Abstract

Ensuring the integrity of scientific literature is essential for advancing knowledge and research. However, the credibility and trustworthiness of scholarly publications are compromised by manipulated citations. Traditional methods, such as manual inspection and basic statistical analyses, have limitations in detecting intricate patterns and subtle manipulations of citations. In recent years, network-based approaches have emerged as promising techniques for identifying and understanding citation manipulation. This study introduces a novel method to identify potential citation manipulation in academic papers using perturbations of a deep embedding model. The key idea is to reconstruct meaningful connections represented by citations within a network by exploring, to some extent, longer alternative paths. These indirect pathways enable the recovery of reliable citations while estimating their trustworthiness.
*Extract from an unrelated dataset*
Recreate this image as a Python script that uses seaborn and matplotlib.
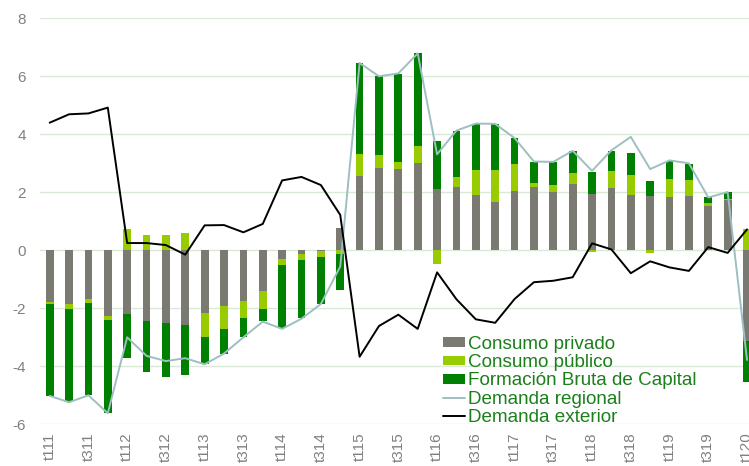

The investigation takes a comprehensive approach to link prediction, leveraging the consistent behavior of prominent connections when exposed to network perturbations. Through numerical experiments, the method demonstrates a high capability to identify reliable citations as the core of the analyzed data and to raise suspicions about unreliable references that may have been manipulated. This research presents a refined method for tackling the urgent problem of citation manipulation in academic papers. It harnesses statistical sampling and graph-embedding techniques to evaluate the credibility of scholarly publications with a substantial assessment of the whole citation graph.